"""

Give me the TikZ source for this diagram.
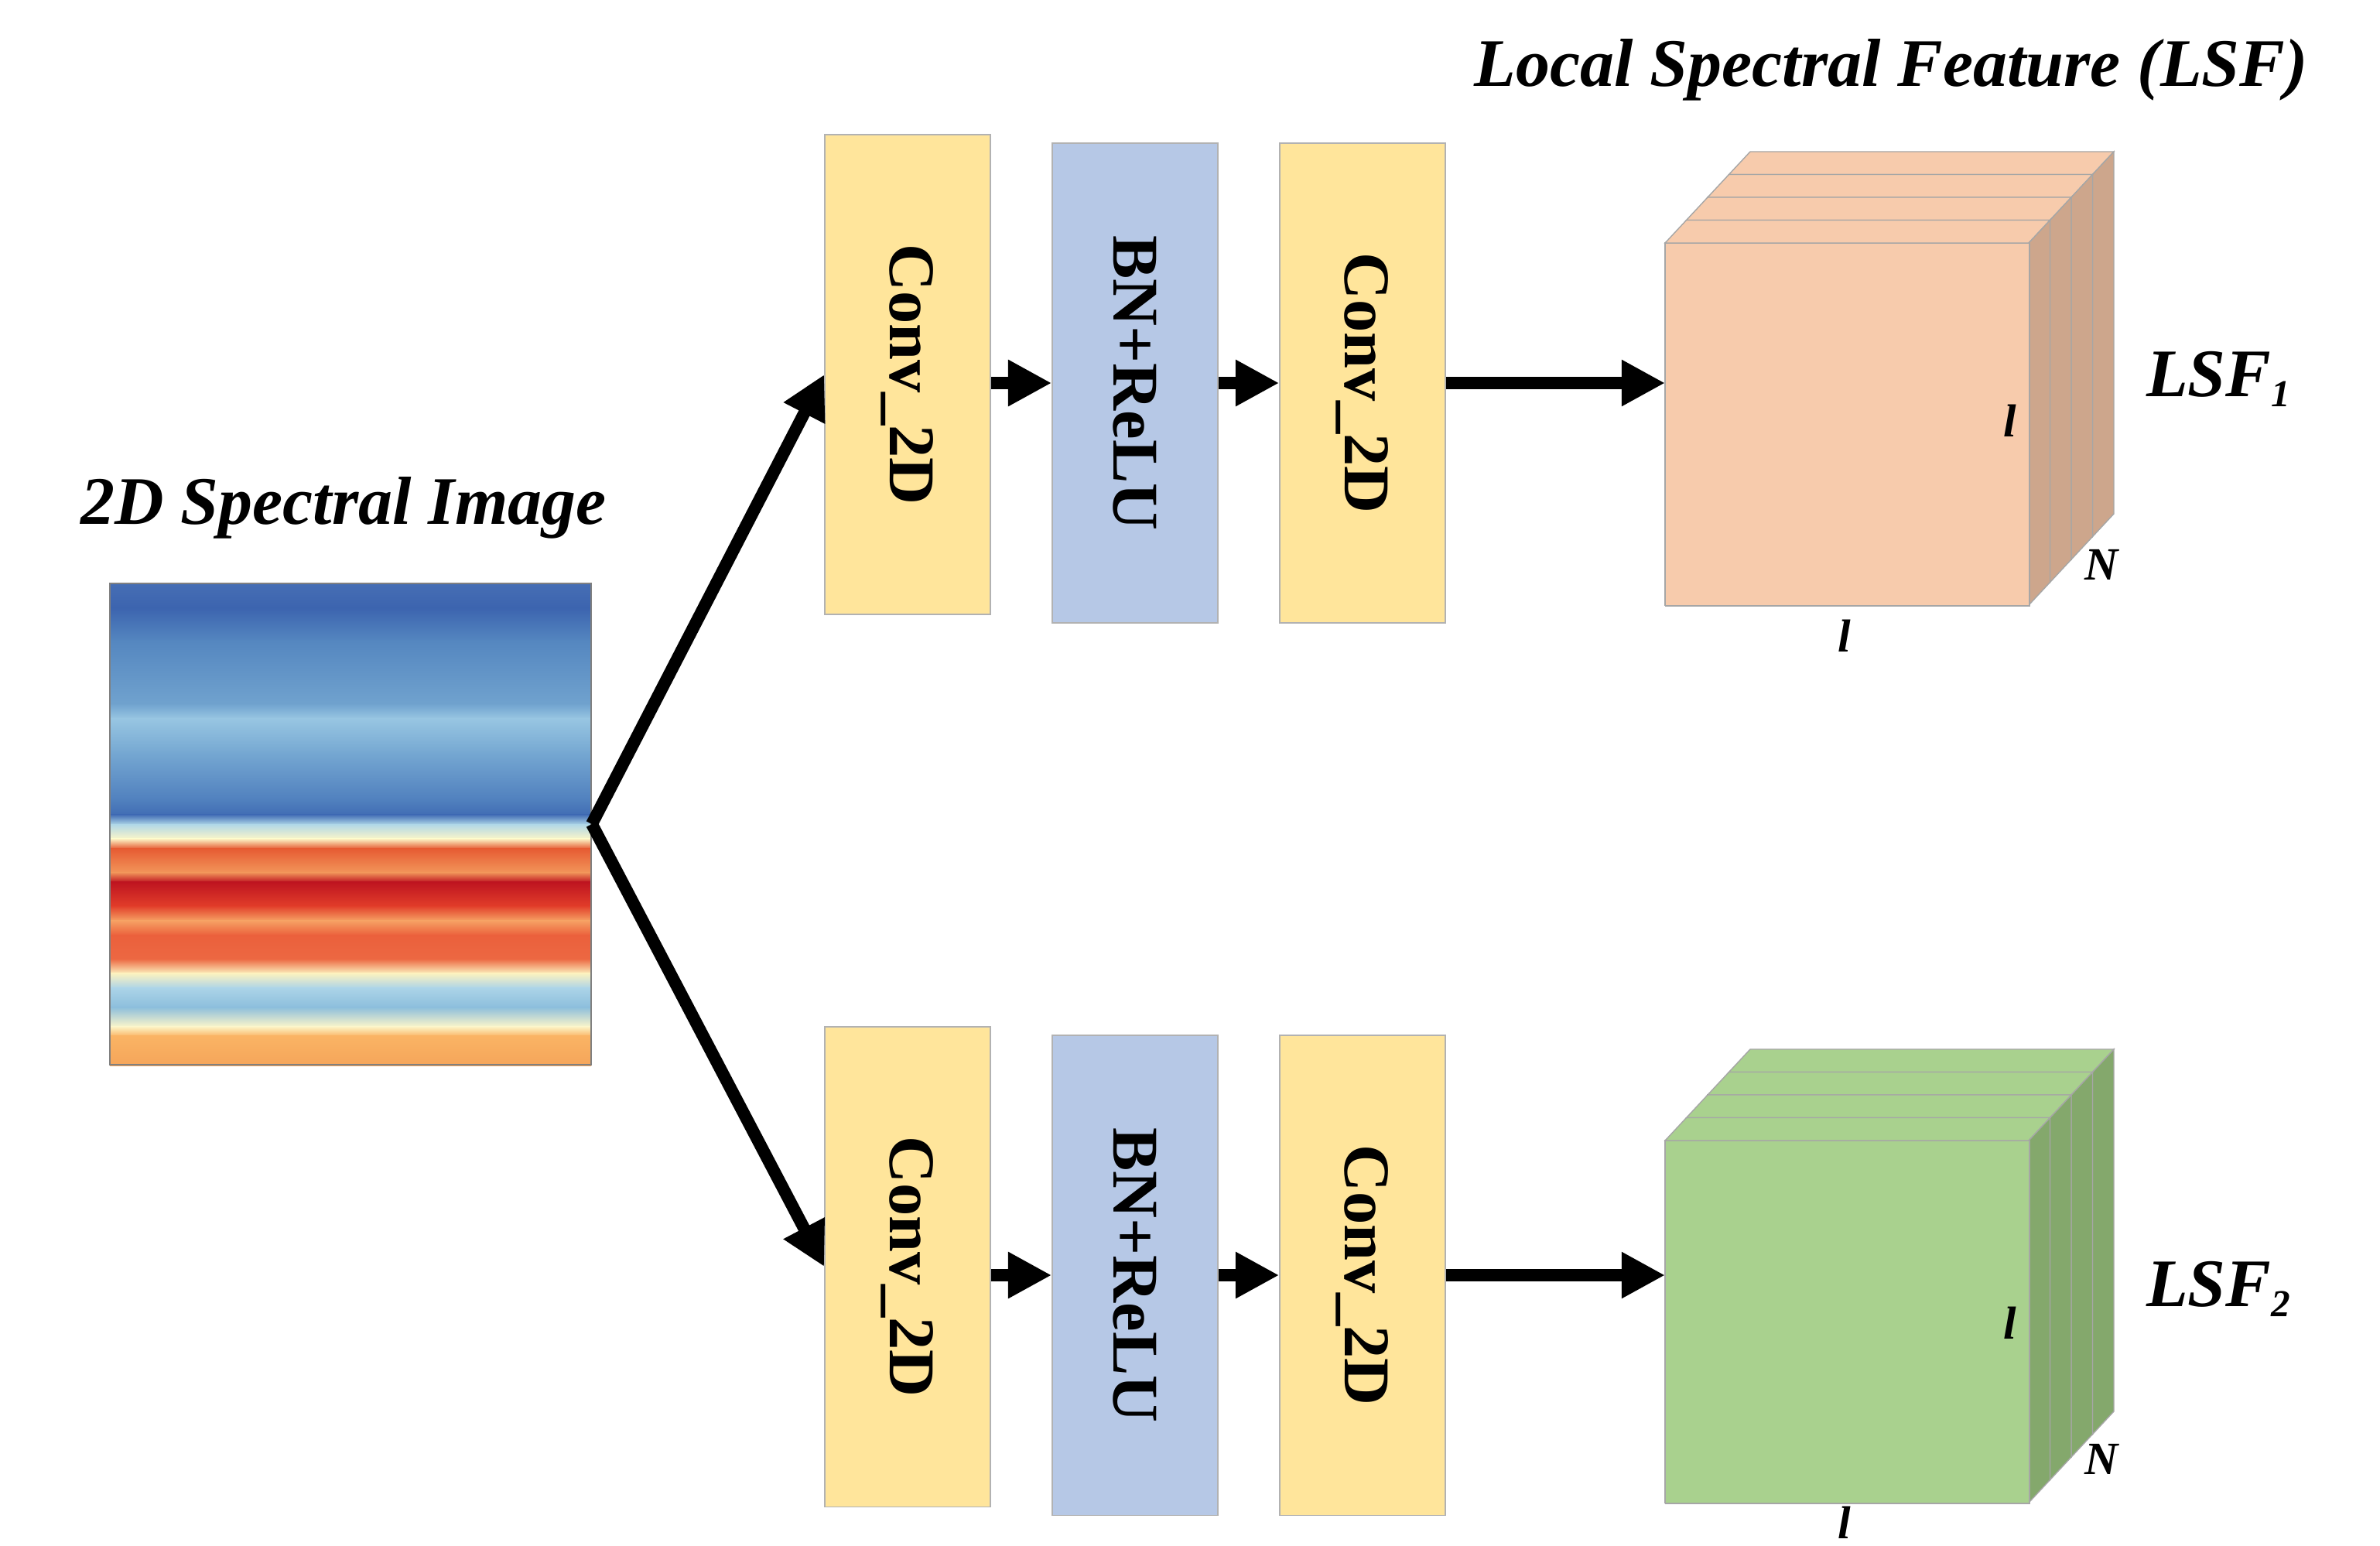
\documentclass[tikz,border=0pt]{standalone}
\usepackage{fontspec}
\setmainfont{Liberation Serif}
\usepackage{tikz}
\usetikzlibrary{arrows.meta, positioning, calc}

\definecolor{convyellow}{RGB}{255, 229, 155}
\definecolor{bnblue}{RGB}{182, 200, 230}
\definecolor{lsfpeach}{RGB}{247, 203, 172}
\definecolor{lsfpeachdark}{RGB}{205, 166, 140}
\definecolor{lsfgreen}{RGB}{169, 209, 142}
\definecolor{lsfgreendark}{RGB}{132, 168, 108}
% colour stops of the spectral image, top to bottom
\definecolor{sp0}{RGB}{70, 110, 180}
\definecolor{sp1}{RGB}{60, 100, 175}
\definecolor{sp2}{RGB}{85, 135, 192}
\definecolor{sp3}{RGB}{112, 162, 206}
\definecolor{sp4}{RGB}{152, 198, 226}
\definecolor{sp5}{RGB}{118, 168, 210}
\definecolor{sp6}{RGB}{80, 128, 190}
\definecolor{sp7}{RGB}{65, 108, 180}
\definecolor{sp8}{RGB}{175, 215, 232}
\definecolor{sp9}{RGB}{252, 246, 200}
\definecolor{sp10}{RGB}{230, 90, 50}
\definecolor{sp11}{RGB}{242, 150, 90}
\definecolor{sp12}{RGB}{190, 20, 32}
\definecolor{sp13}{RGB}{226, 62, 42}
\definecolor{sp14}{RGB}{246, 162, 100}
\definecolor{sp15}{RGB}{235, 96, 60}
\definecolor{sp16}{RGB}{236, 104, 66}
\definecolor{sp17}{RGB}{252, 242, 192}
\definecolor{sp18}{RGB}{172, 212, 232}
\definecolor{sp19}{RGB}{140, 190, 220}
\definecolor{sp20}{RGB}{252, 246, 202}
\definecolor{sp21}{RGB}{250, 180, 100}
\definecolor{sp22}{RGB}{245, 165, 90}

\tikzset{
  block/.style={draw=gray!60, minimum width=2.14cm, minimum height=6.2cm, inner sep=0pt},
  conv/.style={block, fill=convyellow},
  bn/.style={block, fill=bnblue},
  blocktext/.style={font=\fontsize{24}{28}\selectfont\bfseries, rotate=-90},
  flow/.style={-{Triangle[length=16pt, width=16pt]}, line width=4.5pt},
  cubefront/.style={draw=gray!70, minimum width=4.7cm, minimum height=4.68cm, inner sep=0pt},
  title/.style={font=\fontsize{25}{30}\selectfont\bfseries\itshape},
  dimlabel/.style={font=\fontsize{17}{20}\selectfont\bfseries\itshape}
}

% slices behind the front face: #1 front top-left corner, #2 face colour, #3 side colour
\newcommand{\featslices}[3]{%
  \foreach \k in {3,2,1,0}{
    \coordinate (tl) at ($(#1)+(27.5*\k,-29.5*\k)$);
    \fill[#2, draw=gray!70] (tl) rectangle ++(470,468);
    \filldraw[fill=#2, draw=gray!70] (tl) -- ++(27.5,-29.5) -- ++(470,0) -- ++(-27.5,29.5) -- cycle;
    \filldraw[fill=#3, draw=gray!70] ($(tl)+(470,0)$) -- ++(27.5,-29.5) -- ++(0,468) -- ++(-27.5,29.5) -- cycle;
  }%
}

\begin{document}
\begin{tikzpicture}[x=0.01cm, y=-0.01cm]
  \useasboundingbox (0,0) rectangle (3076,1997);

  % input image
  \node[title] (imgtitle) at (444,656) {2D Spectral Image};
  \foreach \ya/\ca/\yb/\cb in {0/sp0/0.05/sp1, 0.05/sp1/0.12/sp2, 0.12/sp2/0.25/sp3, 0.25/sp3/0.28/sp4,
      0.28/sp4/0.35/sp5, 0.35/sp5/0.45/sp6, 0.45/sp6/0.48/sp7, 0.48/sp7/0.5/sp8, 0.5/sp8/0.53/sp9,
      0.53/sp9/0.55/sp10, 0.55/sp10/0.6/sp11, 0.6/sp11/0.62/sp12, 0.62/sp12/0.67/sp13, 0.67/sp13/0.7/sp14,
      0.7/sp14/0.73/sp15, 0.73/sp15/0.78/sp16, 0.78/sp16/0.81/sp17, 0.81/sp17/0.84/sp18, 0.84/sp18/0.88/sp19,
      0.88/sp19/0.92/sp20, 0.92/sp20/0.94/sp21, 0.94/sp21/1/sp22}
    \shade[top color=\ca, bottom color=\cb] (142,{754+622*\ya}) rectangle (764,{754+622*\yb+1});
  \node[draw=gray, minimum width=6.22cm, minimum height=6.22cm, inner sep=0pt] (img) at (453,1065) {};

  % upper branch
  \node[conv] (conva) at (1173,484) {};
  \node[blocktext] at (conva) {Conv\_2D};
  \node[bn] (bna) at (1467,495) {};
  \node[blocktext] at (bna) {BN+ReLU};
  \node[conv] (convb) at (1761,495) {};
  \node[blocktext] at (convb) {Conv\_2D};

  % lower branch
  \node[conv] (convc) at (1173,1637) {};
  \node[blocktext] at (convc) {Conv\_2D};
  \node[bn] (bnc) at (1467,1648) {};
  \node[blocktext] at (bnc) {BN+ReLU};
  \node[conv] (convd) at (1761,1648) {};
  \node[blocktext] at (convd) {Conv\_2D};

  % feature cubes
  \node[title] (lsftitle) at (2444,90) {Local Spectral Feature (LSF)};
  \featslices{2152,314}{lsfpeach}{lsfpeachdark}
  \node[cubefront, fill=lsfpeach, anchor=north west] (cubea) at (2152,314) {};
  \featslices{2152,1474}{lsfgreen}{lsfgreendark}
  \node[cubefront, fill=lsfgreen, anchor=north west] (cubeb) at (2152,1474) {};

  \node[title] (lsfa) at (2868,490) {LSF\textsubscript{\fontsize{14}{16}\selectfont 1}};
  \node[title] (lsfb) at (2868,1666) {LSF\textsubscript{\fontsize{14}{16}\selectfont 2}};
  \node[dimlabel] at (2598,544) {l};
  \node[dimlabel] at (2716,730) {N};
  \node[dimlabel] at (2384,822) {l};
  \node[dimlabel] at (2598,1710) {l};
  \node[dimlabel] at (2716,1886) {N};
  \node[dimlabel] at (2384,1968) {l};

  % connectors
  \coordinate (split) at (img.east);
  \draw[flow] (split) -- (conva.west);
  \draw[flow] (split) -- (convc.west);
  \draw[flow] (conva.east |- bna.west) -- (bna.west);
  \draw[flow] (bna) -- (convb);
  \draw[flow] (convb) -- (cubea.west |- convb);
  \draw[flow] (convc.east |- bnc.west) -- (bnc.west);
  \draw[flow] (bnc) -- (convd);
  \draw[flow] (convd) -- (cubeb.west |- convd);
\end{tikzpicture}
\end{document}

"""

▶ [Requirement]:
Return the full material word for word. Do not include the pictures.

▶ [Task response]:
Give me the TikZ source for this diagram.
\documentclass[tikz,border=0pt]{standalone}
\usepackage{fontspec}
\setmainfont{Liberation Serif}
\usepackage{tikz}
\usetikzlibrary{arrows.meta, positioning, calc}

\definecolor{convyellow}{RGB}{255, 229, 155}
\definecolor{bnblue}{RGB}{182, 200, 230}
\definecolor{lsfpeach}{RGB}{247, 203, 172}
\definecolor{lsfpeachdark}{RGB}{205, 166, 140}
\definecolor{lsfgreen}{RGB}{169, 209, 142}
\definecolor{lsfgreendark}{RGB}{132, 168, 108}
% colour stops of the spectral image, top to bottom
\definecolor{sp0}{RGB}{70, 110, 180}
\definecolor{sp1}{RGB}{60, 100, 175}
\definecolor{sp2}{RGB}{85, 135, 192}
\definecolor{sp3}{RGB}{112, 162, 206}
\definecolor{sp4}{RGB}{152, 198, 226}
\definecolor{sp5}{RGB}{118, 168, 210}
\definecolor{sp6}{RGB}{80, 128, 190}
\definecolor{sp7}{RGB}{65, 108, 180}
\definecolor{sp8}{RGB}{175, 215, 232}
\definecolor{sp9}{RGB}{252, 246, 200}
\definecolor{sp10}{RGB}{230, 90, 50}
\definecolor{sp11}{RGB}{242, 150, 90}
\definecolor{sp12}{RGB}{190, 20, 32}
\definecolor{sp13}{RGB}{226, 62, 42}
\definecolor{sp14}{RGB}{246, 162, 100}
\definecolor{sp15}{RGB}{235, 96, 60}
\definecolor{sp16}{RGB}{236, 104, 66}
\definecolor{sp17}{RGB}{252, 242, 192}
\definecolor{sp18}{RGB}{172, 212, 232}
\definecolor{sp19}{RGB}{140, 190, 220}
\definecolor{sp20}{RGB}{252, 246, 202}
\definecolor{sp21}{RGB}{250, 180, 100}
\definecolor{sp22}{RGB}{245, 165, 90}

\tikzset{
  block/.style={draw=gray!60, minimum width=2.14cm, minimum height=6.2cm, inner sep=0pt},
  conv/.style={block, fill=convyellow},
  bn/.style={block, fill=bnblue},
  blocktext/.style={font=\fontsize{24}{28}\selectfont\bfseries, rotate=-90},
  flow/.style={-{Triangle[length=16pt, width=16pt]}, line width=4.5pt},
  cubefront/.style={draw=gray!70, minimum width=4.7cm, minimum height=4.68cm, inner sep=0pt},
  title/.style={font=\fontsize{25}{30}\selectfont\bfseries\itshape},
  dimlabel/.style={font=\fontsize{17}{20}\selectfont\bfseries\itshape}
}

% slices behind the front face: #1 front top-left corner, #2 face colour, #3 side colour
\newcommand{\featslices}[3]{%
  \foreach \k in {3,2,1,0}{
    \coordinate (tl) at ($(#1)+(27.5*\k,-29.5*\k)$);
    \fill[#2, draw=gray!70] (tl) rectangle ++(470,468);
    \filldraw[fill=#2, draw=gray!70] (tl) -- ++(27.5,-29.5) -- ++(470,0) -- ++(-27.5,29.5) -- cycle;
    \filldraw[fill=#3, draw=gray!70] ($(tl)+(470,0)$) -- ++(27.5,-29.5) -- ++(0,468) -- ++(-27.5,29.5) -- cycle;
  }%
}

\begin{document}
\begin{tikzpicture}[x=0.01cm, y=-0.01cm]
  \useasboundingbox (0,0) rectangle (3076,1997);

  % input image
  \node[title] (imgtitle) at (444,656) {2D Spectral Image};
  \foreach \ya/\ca/\yb/\cb in {0/sp0/0.05/sp1, 0.05/sp1/0.12/sp2, 0.12/sp2/0.25/sp3, 0.25/sp3/0.28/sp4,
      0.28/sp4/0.35/sp5, 0.35/sp5/0.45/sp6, 0.45/sp6/0.48/sp7, 0.48/sp7/0.5/sp8, 0.5/sp8/0.53/sp9,
      0.53/sp9/0.55/sp10, 0.55/sp10/0.6/sp11, 0.6/sp11/0.62/sp12, 0.62/sp12/0.67/sp13, 0.67/sp13/0.7/sp14,
      0.7/sp14/0.73/sp15, 0.73/sp15/0.78/sp16, 0.78/sp16/0.81/sp17, 0.81/sp17/0.84/sp18, 0.84/sp18/0.88/sp19,
      0.88/sp19/0.92/sp20, 0.92/sp20/0.94/sp21, 0.94/sp21/1/sp22}
    \shade[top color=\ca, bottom color=\cb] (142,{754+622*\ya}) rectangle (764,{754+622*\yb+1});
  \node[draw=gray, minimum width=6.22cm, minimum height=6.22cm, inner sep=0pt] (img) at (453,1065) {};

  % upper branch
  \node[conv] (conva) at (1173,484) {};
  \node[blocktext] at (conva) {Conv\_2D};
  \node[bn] (bna) at (1467,495) {};
  \node[blocktext] at (bna) {BN+ReLU};
  \node[conv] (convb) at (1761,495) {};
  \node[blocktext] at (convb) {Conv\_2D};

  % lower branch
  \node[conv] (convc) at (1173,1637) {};
  \node[blocktext] at (convc) {Conv\_2D};
  \node[bn] (bnc) at (1467,1648) {};
  \node[blocktext] at (bnc) {BN+ReLU};
  \node[conv] (convd) at (1761,1648) {};
  \node[blocktext] at (convd) {Conv\_2D};

  % feature cubes
  \node[title] (lsftitle) at (2444,90) {Local Spectral Feature (LSF)};
  \featslices{2152,314}{lsfpeach}{lsfpeachdark}
  \node[cubefront, fill=lsfpeach, anchor=north west] (cubea) at (2152,314) {};
  \featslices{2152,1474}{lsfgreen}{lsfgreendark}
  \node[cubefront, fill=lsfgreen, anchor=north west] (cubeb) at (2152,1474) {};

  \node[title] (lsfa) at (2868,490) {LSF\textsubscript{\fontsize{14}{16}\selectfont 1}};
  \node[title] (lsfb) at (2868,1666) {LSF\textsubscript{\fontsize{14}{16}\selectfont 2}};
  \node[dimlabel] at (2598,544) {l};
  \node[dimlabel] at (2716,730) {N};
  \node[dimlabel] at (2384,822) {l};
  \node[dimlabel] at (2598,1710) {l};
  \node[dimlabel] at (2716,1886) {N};
  \node[dimlabel] at (2384,1968) {l};

  % connectors
  \coordinate (split) at (img.east);
  \draw[flow] (split) -- (conva.west);
  \draw[flow] (split) -- (convc.west);
  \draw[flow] (conva.east |- bna.west) -- (bna.west);
  \draw[flow] (bna) -- (convb);
  \draw[flow] (convb) -- (cubea.west |- convb);
  \draw[flow] (convc.east |- bnc.west) -- (bnc.west);
  \draw[flow] (bnc) -- (convd);
  \draw[flow] (convd) -- (cubeb.west |- convd);
\end{tikzpicture}
\end{document}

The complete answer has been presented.